The yuan is only convertible on the trade account and even then is kept in a tight band around 8.227 to the U.S. dollar, giving China what critics say is an unfair export advantage because the yuan's value has fallen in tandem with the dollar's over the past year.

Rising Trade Volume Feeds Disputes

Stipanowich said the need for alternative methods of business dispute resolution between U.S. and Chinese companies has been heightened by "an all-time high" China-U.S. trade volume of $126.3 billion in 2003.

That figure compares with China's total trade volume of $851 billion in 2003, powered by 34.6% year-on-year rise in exports to $438.37 billion and a 39.9% on- year increase in imports to $412.84 billion in the same period.

"Whenever you have cross border transactions, there are always (disputes) ...including different cultural expectations, political issues and just basic communication problems that may not emerge within a purely domestic business transaction," Stipanowich said.

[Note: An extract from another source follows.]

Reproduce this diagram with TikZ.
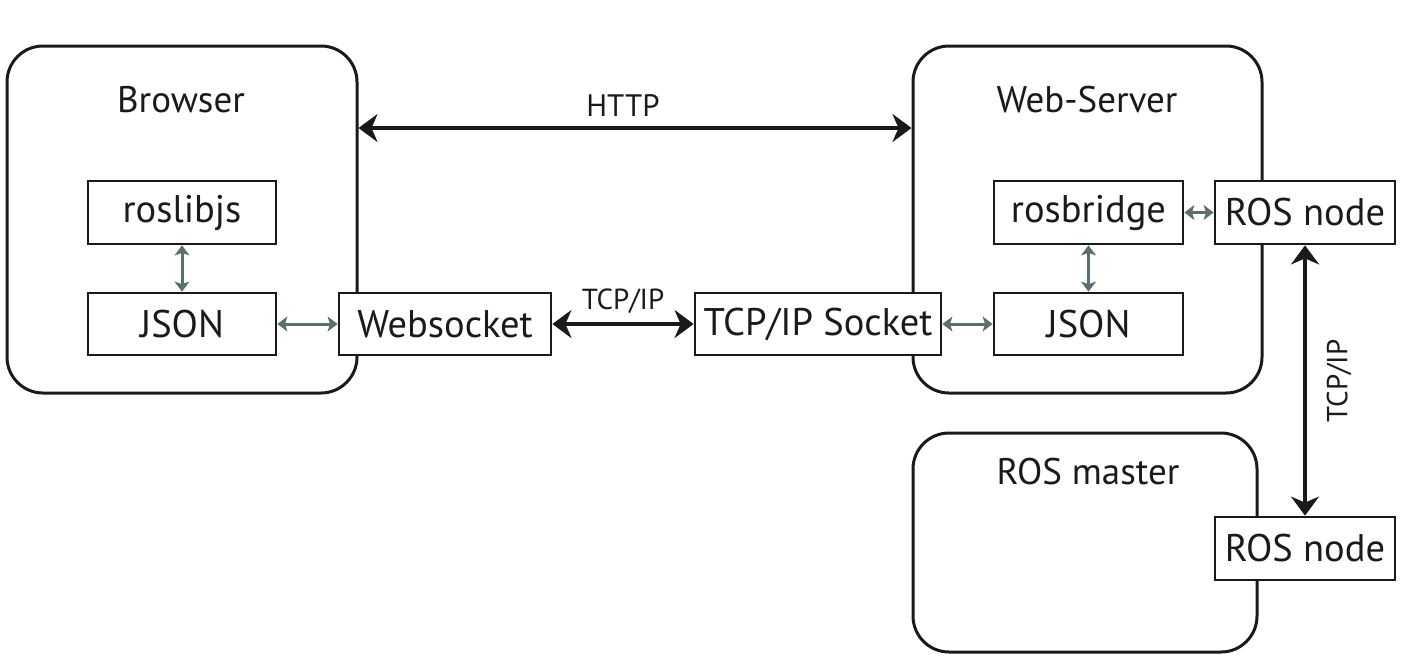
\documentclass[tikz,border=0pt]{standalone}
\usepackage{fontspec}
\setmainfont{PT Sans}
\usetikzlibrary{arrows.meta,calc}
\definecolor{linkgray}{HTML}{5B6F70}
\definecolor{ink}{HTML}{1A1A1A}
\tikzset{
  container/.style={draw=ink, line width=3pt, rounded corners=36pt, inner sep=0pt},
  comp/.style={draw=ink, line width=2.8pt, fill=white, inner sep=0pt, font=\fontsize{38.5}{42}\selectfont, text=ink},
  title/.style={font=\fontsize{37}{40}\selectfont, text=ink, inner sep=0pt},
  proto/.style={font=\fontsize{29}{32}\selectfont, text=ink, inner sep=0pt},
  big/.style={draw=ink, line width=3.6pt, {Stealth[length=19pt,width=28pt,inset=6pt]}-{Stealth[length=19pt,width=28pt,inset=6pt]}},
  small/.style={draw=linkgray, line width=3pt, {Stealth[length=10pt,width=15pt,inset=2.5pt]}-{Stealth[length=10pt,width=15pt,inset=2.5pt]}}
}
\begin{document}
\begin{tikzpicture}[x=1pt,y=-1pt]
\useasboundingbox (0,0) rectangle (1412,664);
% containers
\node[container, minimum width=350pt, minimum height=347pt] (browser) at (182,219.5) {};
\node[container, minimum width=349pt, minimum height=347pt] (webserver) at (1087.5,219.5) {};
\node[container, minimum width=344pt, minimum height=219pt] (rosmaster) at (1085,542.5) {};
\node[title] (browserlbl) at (181,100) {Browser};
\node[title] (webserverlbl) at (1087,100) {Web-Server};
\node[title] (rosmasterlbl) at (1088,472) {ROS master};
% components
\node[comp, minimum width=188pt, minimum height=63pt] (roslibjs) at (182,212.5) {roslibjs};
\node[comp, minimum width=188pt, minimum height=62pt] (jsonL) at (182,324) {JSON};
\node[comp, minimum width=212pt, minimum height=62pt] (websocket) at (445,324) {Websocket};
\node[comp, minimum width=246pt, minimum height=62pt] (tcpsock) at (818,324) {TCP/IP Socket};
\node[comp, minimum width=189pt, minimum height=63pt] (rosbridge) at (1088.5,212.5) {rosbridge};
\node[comp, minimum width=189pt, minimum height=62pt] (jsonR) at (1088.5,324) {JSON};
\node[comp, minimum width=180pt, minimum height=63pt] (rosnodeA) at (1305,212.5) {ROS node};
\node[comp, minimum width=180pt, minimum height=63pt] (rosnodeB) at (1305,548.5) {ROS node};
% HTTP
\coordinate (hy) at (0,128);
\draw[big] (browser.east |- hy) -- (webserver.west |- hy);
\node[proto, font=\fontsize{31}{34}\selectfont] (httplbl) at (623,106) {HTTP};
% TCP/IP horizontal
\draw[big] (websocket.east) -- (tcpsock.west);
\node[proto] (tcplbl) at (623,301) {TCP/IP};
% TCP/IP vertical
\draw[big] (rosnodeA.south) -- (rosnodeB.north);
\node[proto, rotate=90] (tcpvlbl) at (1339,381) {TCP/IP};
% gray links
\draw[small] (roslibjs.south) -- (jsonL.north);
\draw[small] (jsonL.east) -- (websocket.west);
\draw[small] (tcpsock.east) -- (jsonR.west);
\draw[small] (rosbridge.south) -- (jsonR.north);
\draw[small] (rosbridge.east) -- (rosnodeA.west);
\end{tikzpicture}
\end{document}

CCPIT and the CPR Institute will select and train a total of 48 individuals by the end of 2004 to serve as the center's first cadre of professional mediators.

"Our goal is to select people who will help to credential the program (such as) distinguished practitioners of the law or leaders in the business community with skill as mediators," Stipanowich said.

Those mediators will be tasked to resolve possibly hundreds of annual business disputes between Chinese and U.S. companies ranging from contract interpretation and quality of performance to IPR issues.

Stipanowich said the success of the new mediation center hinges on educating companies that might have need of its services as well as Chinese judges that have the power to refer legal disputes to mediation.

The flexibility and relative informality that the new center offers will be a welcome alternative to traditional legal recourse, Stipanowich said.

"An informal process like (mediation) can mold itself to the needs of its participants," he said.

"It's a consensual process that puts the (disputing) parties in the driver seat...ultimately its up to (them) to decide when and how (they'll) solve it."